The other four other works I chose are Gabriel Orozco's Breath On a Piano, Mike Parr's 100 Breaths,  Alicia Frankovich's Slow Dance and my own Synchronise Me.


 Slow Dance. Alicia Frankovich. (2011).
 Engineered mechanism with motor, string and wood.


      Each breath is in ways the same, yet it is changed, whether from physical activity, emotion, health or necessity. There is difference in each breath, and that difference transforms with every new encounter. Alicia Frankovich’s Slow Dance depicts that changing repetition as it rises up and down in a never-ending motion. In constant dialogue with the spectator, not one moment is identical to the last. Slow Dance could be understood as a heavy metaphor of life with its ups and downs, as breaths or as a simple demonstration of movement. That’s what makes it successful when speaking of the encounter between piece and audience, its basic composition allows for almost any context to be applied to it and therefore any person to have an experience with it.



Here are a few images I made to give an idea of what the exhibition I created would look like. The space I chose is El Mirador Gallery in Buenos Aires, Argentina.

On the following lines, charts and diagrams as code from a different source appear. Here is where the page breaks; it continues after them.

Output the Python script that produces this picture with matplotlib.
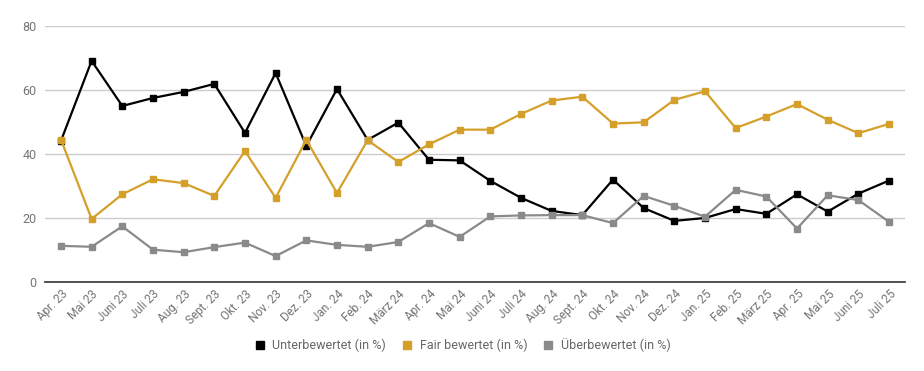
import matplotlib.pyplot as plt
from matplotlib.lines import Line2D

plt.rcParams['font.family'] = ['Roboto', 'DejaVu Sans']

months = ['Apr. 23', 'Mai 23', 'Juni 23', 'Juli 23', 'Aug. 23', 'Sept. 23', 'Okt. 23',
          'Nov. 23', 'Dez. 23', 'Jan. 24', 'Feb. 24', 'März 24', 'Apr. 24', 'Mai 24',
          'Juni 24', 'Juli 24', 'Aug. 24', 'Sept. 24', 'Okt. 24', 'Nov. 24', 'Dez. 24',
          'Jan. 25', 'Feb. 25', 'März 25', 'Apr. 25', 'Mai 25', 'Juni 25', 'Juli 25']

unter = [44.1, 69.1, 55.0, 57.5, 59.4, 61.9, 46.6, 65.3, 42.5, 60.3, 44.4, 49.8, 38.2, 38.0,
         31.6, 26.3, 22.2, 20.9, 32.0, 23.1, 19.1, 20.0, 22.8, 21.3, 27.4, 22.0, 27.6, 31.7]
fair = [44.5, 19.7, 27.4, 32.1, 30.9, 26.9, 40.9, 26.3, 44.4, 27.8, 44.3, 37.5, 43.0, 47.6,
        47.6, 52.5, 56.7, 57.9, 49.5, 49.9, 56.9, 59.6, 48.1, 51.7, 55.6, 50.7, 46.5, 49.4]
ueber = [11.3, 11.0, 17.4, 10.1, 9.3, 10.9, 12.3, 8.1, 13.0, 11.6, 11.0, 12.5, 18.4, 14.1,
         20.5, 20.8, 20.9, 20.9, 18.4, 26.9, 23.8, 20.4, 28.8, 26.7, 16.7, 27.1, 25.6, 18.8]

names = ['Unterbewertet (in %)', 'Fair bewertet (in %)', 'Überbewertet (in %)']
colors = ['#000000', '#D4A02A', '#8A8A8A']

fig = plt.figure(figsize=(9.24, 3.71), dpi=100)
ax = fig.add_axes([0.0487, 0.2399, 0.9307, 0.6901])

x = list(range(len(months)))
# series order: later series drawn on top
for vals, c in zip([unter, fair, ueber], colors):
    ax.plot(x, vals, color=c, lw=1.6, marker='s', markersize=5, zorder=3)

ax.set_xlim(-0.52, len(months) - 1 + 0.52)
ax.set_ylim(0, 80)
ax.set_yticks([0, 20, 40, 60, 80])
ax.grid(axis='y', color='#CCCCCC', lw=1)
ax.set_axisbelow(True)
for s in ['top', 'right', 'left']:
    ax.spines[s].set_visible(False)
ax.spines['bottom'].set_color('#333333')
ax.spines['bottom'].set_linewidth(1.2)
ax.tick_params(axis='y', length=0, labelsize=9, labelcolor='#757575', pad=6)
ax.tick_params(axis='x', length=0, labelsize=8.5, labelcolor='#757575', pad=4)
ax.set_xticks(x)
ax.set_xticklabels(months, rotation=45, ha='right', rotation_mode='anchor')

handles = [Line2D([], [], ls='none', marker='s', markersize=6, color=c) for c in colors]
fig.legend(handles, names, loc='center', bbox_to_anchor=(0.5, 0.07), ncol=3, frameon=False,
           fontsize=9, labelcolor='#666666', handletextpad=0.5, columnspacing=1.2,
           handlelength=1.0)

fig.savefig('out.png', dpi=100)
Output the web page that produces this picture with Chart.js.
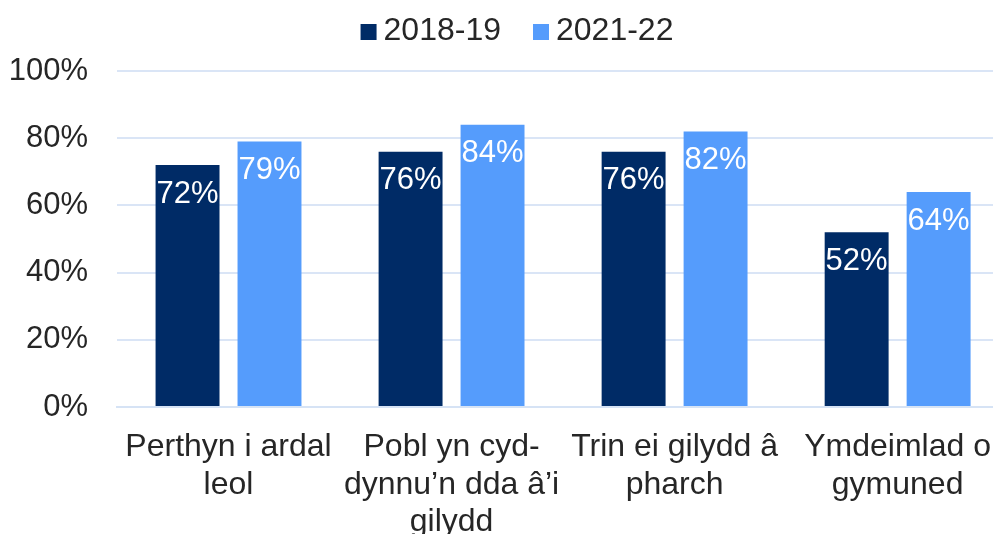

A non-profit space with is primary focus surrounding contemporary art. 
On the image on the left I have place, Mike Parr's 100 Breaths on the far left wall, Laura Nieves & Flopa Garcias Enteslantentes on the floor space, and my own Synchronise Me in the corner by the stairs. 

 





Synchronise Me
Josie Do Nizza







On the second floor of the gallery I place Alicia Frankovich's Slow Dance (left) and Gabriel Orozco's Breath On a Piano (right). I did this so they would contrast one another Frankovich exploring constant action and Orozco capturing a moment in time, creating a dialogue between presence and absence.